O Globo
Assistimos a vídeos que variam entre o
humor involuntário e o constrangimento de quem testemunha um surto coletivo
Numa das cenas do divertido “Em busca do
cálice sagrado”, filme do grupo de humor britânico Monty Python, uma multidão
medieval tenta convencer o cavaleiro de que uma moça da aldeia é bruxa e,
portanto, deve ser queimada. Os argumentos que a turba apresenta são todos
incoerentes, absurdos, e é mesmo dessa completa ausência de sentido que a trupe
inglesa fazia seu humor. Quem acompanha os canais de Zap e Telegram bolsonaristas
nestes últimos dias tem a impresão de se sentir assim. Perante um filme do
Monty Python.
Os seis atores-roteiristas do Monty Python eram gente muito sofisticada. Todos formados entre Cambridge e Oxford, três deles eram historiadores do tipo que liam César e Cícero em latim. Então, quando descrevem o mundo pré-moderno, estão fazendo humor, mas, igualmente, sendo muito precisos. Afinal, o que distingue o Ocidente pré-Iluminismo e pós-Iluminismo é a razão. É uma certa obrigação que nos impusemos de construir argumentos baseados na realidade observável, que sustentem aquilo em que acreditamos.
É irônico, de certa forma, que uma das mais
sofisticadas criações da modernidade, a internet, esteja trazendo de volta a
pré-Modernidade. Mas é exatamente isso que a internet está construindo. Num
vídeo, o sujeito aponta o celular para um comboio que deixa a Praça do Canhão,
em Realengo, no Rio. O que ele descreve é o início de um golpe militar. Em que
se baseia? Em nada. São carros saindo do quartel. Noutro, um senhor de tênis
vermelho, bermuda e camiseta verde-limão, bandeira nacional ao ombro como se
fora um rifle, ensaia um passo de ganso desajeitado no meio da rua. Num
terceiro, duas moças de joelhos rezam em quase desespero, vestem as cores
nacionais. É um ritual milenarista. Estão à espera de Dom Sebastião ou de
qualquer outro messias.
É isso que os une a todos: estão à espera.

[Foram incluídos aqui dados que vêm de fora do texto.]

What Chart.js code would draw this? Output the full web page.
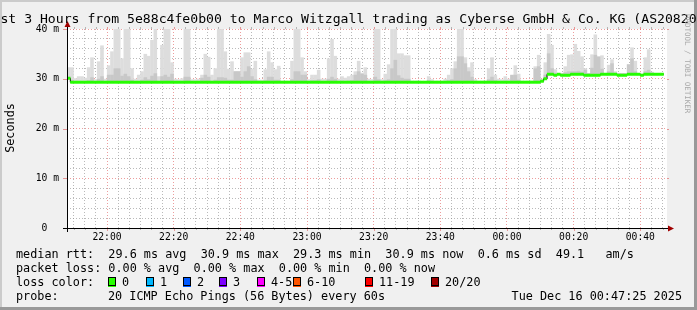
<!DOCTYPE html>
<html lang="en">
<head>
<meta charset="UTF-8">
<title>SmokePing - Last 3 Hours</title>
<script src="https://cdn.jsdelivr.net/npm/chart.js"></script>
<style>
  html, body { margin: 0; padding: 0; background: #f0f0f0; }
  canvas { display: block; }
</style>
</head>
<body>
<canvas id="smokeChart" width="697" height="310"></canvas>
<script>
// one bin per minute (probe every 60s), bin 0 starts at 21:48
const medianRtt = [
  30.1, 29.3, 29.3, 29.3, 29.3, 29.3, 29.3, 29.3, 29.3, 29.3,
  29.3, 29.3, 29.3, 29.3, 29.3, 29.3, 29.3, 29.3, 29.3, 29.3,
  29.3, 29.3, 29.3, 29.3, 29.3, 29.3, 29.3, 29.3, 29.3, 29.3,
  29.3, 29.3, 29.3, 29.3, 29.3, 29.3, 29.3, 29.3, 29.3, 29.3,
  29.3, 29.3, 29.3, 29.3, 29.3, 29.3, 29.3, 29.3, 29.3, 29.3,
  29.3, 29.3, 29.3, 29.3, 29.3, 29.3, 29.3, 29.3, 29.3, 29.3,
  29.3, 29.3, 29.3, 29.3, 29.3, 29.3, 29.3, 29.3, 29.3, 29.3,
  29.3, 29.3, 29.3, 29.3, 29.3, 29.3, 29.3, 29.3, 29.3, 29.3,
  29.3, 29.3, 29.3, 29.3, 29.3, 29.3, 29.3, 29.3, 29.3, 29.3,
  29.3, 29.3, 29.3, 29.3, 29.3, 29.3, 29.3, 29.3, 29.3, 29.3,
  29.3, 29.3, 29.3, 29.3, 29.3, 29.3, 29.3, 29.3, 29.3, 29.3,
  29.3, 29.3, 29.3, 29.3, 29.3, 29.3, 29.3, 29.3, 29.3, 29.3,
  29.3, 29.3, 29.3, 29.3, 29.3, 29.3, 29.3, 29.3, 29.3, 29.3,
  29.3, 29.3, 29.3, 29.3, 29.3, 29.3, 29.3, 29.3, 29.3, 29.3,
  29.3, 29.3, 29.5, 30.0, 30.9, 30.9, 30.7, 30.9, 30.7, 30.7,
  30.7, 30.9, 30.9, 30.9, 30.9, 30.7, 30.7, 30.7, 30.7, 30.7,
  30.9, 30.9, 30.9, 30.9, 30.9, 30.7, 30.7, 30.7, 30.9, 30.9,
  30.9, 30.9, 30.7, 30.9, 30.9, 30.9, 30.9, 30.9, 30.9
];

// highest ping of each bin (light smoke)
const smokeMax = [
  32.3, 32.3, 30.1, 30.5, 30.5, 30.2, 32.3, 34.3, 29.9, 33.5,
  36.7, 30.0, 32.7, 35.5, 40, 40, 34.1, 40, 40, 32.1,
  30.0, 30.8, 31.5, 35.0, 34.6, 37.8, 40, 30.5, 36.8, 40,
  40, 33.3, 30.0, 29.9, 30.1, 40, 40, 29.9, 29.9, 30.0,
  30.8, 35.0, 34.4, 30.8, 32.1, 40, 40, 35.5, 32.0, 33.5,
  31.5, 31.5, 34.3, 35.3, 35.3, 32.0, 33.6, 29.8, 29.8, 31.9,
  35.5, 33.3, 31.9, 32.6, 29.6, 29.6, 29.6, 33.6, 40, 40,
  34.3, 31.5, 29.9, 30.8, 30.8, 31.8, 30.0, 30.0, 34.1, 38.0,
  34.6, 30.0, 30.5, 30.2, 30.5, 30.8, 31.5, 33.6, 31.2, 32.3,
  30.0, 29.9, 40, 40, 29.9, 31.0, 32.9, 40, 40, 35.1,
  35.1, 34.7, 34.7, 29.6, 29.6, 29.6, 29.5, 29.5, 30.5, 29.9,
  29.6, 29.6, 29.6, 30.0, 30.8, 32.1, 33.5, 40, 40, 34.3,
  32.3, 33.3, 29.9, 29.6, 29.6, 29.6, 32.1, 34.3, 30.8, 30.0,
  29.9, 30.5, 30.0, 30.7, 32.7, 31.0, 29.6, 29.6, 29.6, 29.6,
  32.5, 34.8, 30.0, 33.3, 39.0, 36.8, 31.9, 31.1, 31.1, 32.5,
  34.8, 34.9, 37.0, 35.6, 34.5, 32.1, 31.1, 34.9, 38.9, 33.8,
  34.7, 31.1, 32.8, 33.9, 31.5, 31.1, 31.1, 31.1, 32.9, 36.3,
  33.6, 31.1, 31.0, 34.3, 35.9, 31.4, 31.1, 31.1, 31.1
];

// upper edge of the denser (darker) smoke
const smokeMid = [
  30.4, 29.8, 29.5, 29.5, 29.5, 29.5, 29.7, 30.3, 29.5, 30.0,
  30.5, 29.5, 30.8, 30.8, 32.1, 32.1, 30.6, 31.0, 30.5, 29.8,
  29.5, 29.5, 29.8, 30.3, 29.9, 30.6, 31.1, 29.5, 30.5, 30.8,
  30.4, 31.0, 29.5, 29.5, 29.5, 30.4, 30.4, 29.5, 29.5, 29.5,
  30.2, 30.8, 30.4, 29.5, 29.8, 30.3, 30.3, 30.2, 29.8, 29.8,
  31.5, 31.5, 30.4, 31.5, 32.5, 30.5, 29.9, 29.5, 29.5, 29.7,
  30.4, 30.4, 29.8, 29.8, 29.5, 29.5, 29.5, 29.9, 31.5, 31.5,
  30.8, 30.8, 29.5, 29.7, 29.7, 29.9, 29.5, 29.5, 30.0, 30.4,
  30.0, 29.5, 29.6, 29.5, 29.6, 29.7, 30.8, 31.5, 31.0, 30.8,
  29.5, 29.5, 30.4, 29.9, 29.5, 29.7, 29.9, 32.1, 33.8, 30.7,
  30.2, 30.0, 30.0, 29.5, 29.5, 29.5, 29.5, 29.5, 29.7, 29.5,
  29.5, 29.5, 29.5, 29.5, 29.7, 29.9, 32.1, 34.5, 34.5, 33.1,
  31.5, 30.4, 29.5, 29.5, 29.5, 29.5, 29.9, 30.4, 29.7, 29.5,
  29.5, 29.6, 29.5, 30.8, 30.8, 29.8, 29.5, 29.5, 29.5, 29.5,
  32.1, 32.5, 29.7, 30.8, 35.1, 32.1, 31.2, 31.1, 31.1, 31.3,
  31.5, 31.5, 31.5, 31.6, 31.4, 31.8, 31.1, 32.2, 34.8, 34.5,
  32.0, 31.1, 31.5, 33.1, 31.2, 31.1, 31.1, 31.1, 32.9, 34.1,
  31.5, 31.1, 31.0, 31.5, 31.8, 31.2, 31.1, 31.1, 31.1
];

// time axis: minutes since 21:48
const majorTicks = [12, 32, 52, 72, 92, 112, 132, 152, 172];
const timeLabels = ['22:00', '22:20', '22:40', '23:00', '23:20', '23:40', '00:00', '00:20', '00:40'];
const yTickValues = [0, 10, 20, 30, 40];
const yTickLabels = ['0  ', '10 m', '20 m', '30 m', '40 m'];

const titleText = 'Last 3 Hours from 5e88c4fe0b00 to Marco Witzgall trading as Cyberse GmbH & Co. KG (AS208205)';
const rttStats = ['29.6 ms avg', '30.9 ms max', '29.3 ms min', '30.9 ms now', '0.6 ms sd', '49.1   am/s'];
const lossStats = ['0.00 % avg', '0.00 % max', '0.00 % min', '0.00 % now'];
const lossLabels = ['0', '1', '2', '3', '4-5', '6-10', '11-19', '20/20'];
const lossColors = ['#26ff00', '#00b8ff', '#0059ff', '#7e00ff', '#ff00ff', '#ff5500', '#ff0000', '#a10000'];
const probeText = '20 ICMP Echo Pings (56 Bytes) every 60s';
const stampText = 'Tue Dec 16 00:47:25 2025';

const mono = '"DejaVu Sans Mono", monospace';
const gridGray = 'rgba(140,140,140,0.6)';
const gridRed = 'rgba(220,60,60,0.5)';
const lossBoxX = [108, 146, 183, 219, 257, 293, 365, 431];

// grid every 200s, major every 20 min
const gridMinutes = [];
for (let k = 0; 2 + k * 10 / 3 <= 180; k++) gridMinutes.push(2 + k * 10 / 3);
const isMajor = v => majorTicks.some(m => Math.abs(m - v) < 1e-6);

const lightBars = smokeMax.map((v, i) => ({ x: i + 0.5, y: [medianRtt[i], v] }));
const darkBars = smokeMid.map((v, i) => ({ x: i + 0.5, y: [medianRtt[i], v] }));
const greenBand = medianRtt.map((v, i) => ({ x: i + 0.5, y: [v - 0.3, v + 0.3] }));
const medianLine = medianRtt.map((v, i) => ({ x: i, y: v }));
medianLine.push({ x: medianRtt.length, y: medianRtt[medianRtt.length - 1] });

const rrdFrame = {
  id: 'rrdFrame',
  beforeDraw(chart) {
    const { ctx, chartArea: a, width, height } = chart;
    ctx.save();
    ctx.fillStyle = '#f0f0f0';
    ctx.fillRect(0, 0, width, height);
    ctx.fillStyle = '#cbcbcb';
    ctx.fillRect(0, 0, width, 2);
    ctx.fillRect(0, 0, 2, height);
    ctx.fillStyle = '#999999';
    ctx.fillRect(0, height - 3, width, 3);
    ctx.fillRect(width - 3, 0, 3, height);
    ctx.fillStyle = '#ffffff';
    ctx.fillRect(a.left, a.top, a.right - a.left, a.bottom - a.top);
    ctx.restore();
  },
  afterDraw(chart) {
    const { ctx, chartArea: a, scales } = chart;
    ctx.save();
    ctx.lineWidth = 1;

    // small marks outside the plot
    gridMinutes.forEach(v => {
      const px = Math.round(scales.x.getPixelForValue(v)) + 0.5;
      ctx.strokeStyle = isMajor(v) ? gridRed : gridGray;
      ctx.beginPath();
      ctx.moveTo(px, a.bottom);
      ctx.lineTo(px, a.bottom + (isMajor(v) ? 3 : 2));
      ctx.moveTo(px, a.top);
      ctx.lineTo(px, a.top - 2);
      ctx.stroke();
    });
    yTickValues.forEach(v => {
      const py = Math.round(scales.y.getPixelForValue(v)) + 0.5;
      ctx.strokeStyle = gridRed;
      ctx.beginPath();
      ctx.moveTo(a.left - 4, py);
      ctx.lineTo(a.left, py);
      ctx.moveTo(a.right, py);
      ctx.lineTo(a.right + 2, py);
      ctx.stroke();
    });

    // axes with arrows
    ctx.strokeStyle = '#000000';
    ctx.beginPath();
    ctx.moveTo(a.left - 4, a.bottom + 0.5);
    ctx.lineTo(a.right + 2, a.bottom + 0.5);
    ctx.moveTo(a.left + 0.5, a.bottom + 4);
    ctx.lineTo(a.left + 0.5, a.top - 3);
    ctx.stroke();
    ctx.fillStyle = '#a00000';
    ctx.beginPath();
    ctx.moveTo(a.right + 7, a.bottom + 0.5);
    ctx.lineTo(a.right + 1, a.bottom - 2.5);
    ctx.lineTo(a.right + 1, a.bottom + 3.5);
    ctx.closePath();
    ctx.fill();
    ctx.beginPath();
    ctx.moveTo(a.left + 0.5, a.top - 8);
    ctx.lineTo(a.left - 2.5, a.top - 2);
    ctx.lineTo(a.left + 3.5, a.top - 2);
    ctx.closePath();
    ctx.fill();

    // title
    ctx.fillStyle = '#000000';
    ctx.font = '13.15px ' + mono;
    ctx.textAlign = 'center';
    ctx.textBaseline = 'alphabetic';
    ctx.fillText(titleText, 348.5, 23);

    // vertical axis title
    ctx.save();
    ctx.translate(11, 128);
    ctx.rotate(-Math.PI / 2);
    ctx.font = '11.8px ' + mono;
    ctx.textAlign = 'center';
    ctx.textBaseline = 'middle';
    ctx.fillText('Seconds', 0, 0);
    ctx.restore();

    // credit on the right edge
    ctx.save();
    ctx.translate(686.5, 14);
    ctx.rotate(Math.PI / 2);
    ctx.font = '7.5px ' + mono;
    ctx.fillStyle = '#a8a8a8';
    ctx.textAlign = 'left';
    ctx.textBaseline = 'middle';
    ctx.fillText('RRDTOOL / TOBI OETIKER', 0, 0);
    ctx.restore();

    // legend rows
    ctx.font = '11.8px ' + mono;
    ctx.textAlign = 'left';
    ctx.textBaseline = 'alphabetic';
    ctx.fillStyle = '#000000';
    ctx.fillText('median rtt:  ' + rttStats.join('  '), 16, 258);
    ctx.fillText('packet loss: ' + lossStats.join('  '), 16, 272);
    ctx.fillText('loss color:', 16, 286);
    lossLabels.forEach((lab, i) => {
      const bx = lossBoxX[i];
      ctx.fillStyle = lossColors[i];
      ctx.fillRect(bx, 278, 8, 9);
      ctx.strokeStyle = '#000000';
      ctx.strokeRect(bx + 0.5, 277.5, 7, 8);
      ctx.fillStyle = '#000000';
      ctx.fillText(lab, bx + 14, 286);
    });
    ctx.fillText('probe:', 16, 300);
    ctx.fillText(probeText, 108, 300);
    ctx.textAlign = 'right';
    ctx.fillText(stampText, 682, 300);
    ctx.restore();
  }
};

const ctx = document.getElementById('smokeChart').getContext('2d');
new Chart(ctx, {
  type: 'bar',
  data: {
    datasets: [
      { type: 'bar', data: greenBand, backgroundColor: '#26ff00', order: 0 },
      { type: 'line', data: medianLine, borderColor: '#000000', borderWidth: 1, stepped: true, pointRadius: 0, fill: false, order: 1 },
      { type: 'bar', data: darkBars, backgroundColor: '#c8c8c8', order: 2 },
      { type: 'bar', data: lightBars, backgroundColor: '#dddddd', order: 3 }
    ]
  },
  options: {
    responsive: false,
    animation: false,
    events: [],
    devicePixelRatio: 1,
    layout: { padding: { top: 29, right: 30, bottom: 0, left: 0 } },
    datasets: { bar: { grouped: false, barPercentage: 1.08, categoryPercentage: 1, borderWidth: 0 } },
    plugins: { legend: { display: false }, tooltip: { enabled: false }, title: { display: false } },
    scales: {
      x: {
        type: 'linear',
        min: 0,
        max: 180,
        offset: false,
        z: 1,
        afterBuildTicks: s => { s.ticks = gridMinutes.map(v => ({ value: v })); },
        afterFit: s => { s.height = 82; },
        grid: {
          offset: false,
          drawTicks: false,
          color: c => isMajor(c.tick.value) ? gridRed : gridGray,
          lineWidth: 1
        },
        border: { display: false, dash: [1, 2] },
        ticks: {
          autoSkip: false,
          maxRotation: 0,
          padding: 4,
          color: '#000000',
          font: { family: mono, size: 9.7 },
          callback: v => {
            const k = majorTicks.findIndex(m => Math.abs(m - v) < 1e-6);
            return k >= 0 ? timeLabels[k] : '';
          }
        }
      },
      y: {
        type: 'linear',
        min: 0,
        max: 40,
        z: 1,
        afterBuildTicks: s => {
          const t = [];
          for (let v = 0; v <= 40; v += 2) t.push({ value: v });
          s.ticks = t;
        },
        afterFit: s => { s.width = 67; },
        grid: {
          drawTicks: false,
          color: c => c.tick.value % 10 === 0 ? gridRed : gridGray,
          lineWidth: 1
        },
        border: { display: false, dash: [1, 2] },
        ticks: {
          autoSkip: false,
          padding: 8,
          color: '#000000',
          font: { family: mono, size: 9.7 },
          callback: v => {
            const k = yTickValues.indexOf(v);
            return k >= 0 ? yTickLabels[k] : '';
          }
        }
      }
    }
  },
  plugins: [rrdFrame]
});
</script>
</body>
</html>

Como em todo culto, desde os tempos de Zoroastro, se convencem de que um
fenômeno qualquer acontecerá. Tem de acontecer. Está para acontecer. E aí
teorias mirabolantes vão nascendo espontaneamente. Se aguardarmos 72 horas, ele
virá. Se ficarmos perante quartéis, eles virão. A diferença entre o golpe, os
deuses astronautas ou o fim do mundo é nenhuma. Essas pessoas fazem parte de um
culto.
Nesse culto não estão, evidentemente, todos
os 58 milhões de eleitores de Jair Bolsonaro. Nem mesmo todos os golpistas. Não
sabemos quantas pessoas são. Mas é importante o Brasil compreender que há um
fenômeno que não víamos há muito tempo em nossa sociedade. Uma parcela de nós
foi radicalizada. E grupos políticos radicalizados costumam formar células
violentas em seu interior.
Os americanos e os europeus estão
habituados a lidar com esse tipo de movimento. Nós, não. No momento, estamos
naquela fase de dissonância cognitiva. Enquanto eles, em conjunto, sentem-se
poderosos e vivem a expectativa do golpe que nunca chegará, nós assistimos a
vídeos que variam entre o humor involuntário e o constrangimento de quem
testemunha um surto coletivo.
O problema é a ferramenta usada para a
radicalização seguir de pé. É o algoritmo do YouTube.
Do TikTok e
do Kwai. Do Facebook. São os disparos em massa via WhatsApp e
Telegram. Pode ser irônico que um movimento pré-moderno nasça de tecnologia só
possível na modernidade, mas não há consolo na ironia. Como é que nossa
sociedade lidará com esse problema? A democracia depende de resolvermos isso.
2 comentários:
Texto delicioso! Parabéns ao colunista!
Eram os deuses astronautas? Entre o Minto venerado por milhões de milicianos golpistas e o astronauta brasileiro eleito senador pelos paulistas, temos o inexplicável general Mourão, transformado em senador pelos gaúchos sem qualquer atuação política relevante naquele estado... Mourão caiu de para-quedas por lá, como Tarcisio em SP... Nos próximos 4 ou 8 anos, serão parte da elite política do país! Restos do esgoto bolsonarista que transbordou entre 2019 e 2022...
Pois é,vimos cenas chocantes e estranhas!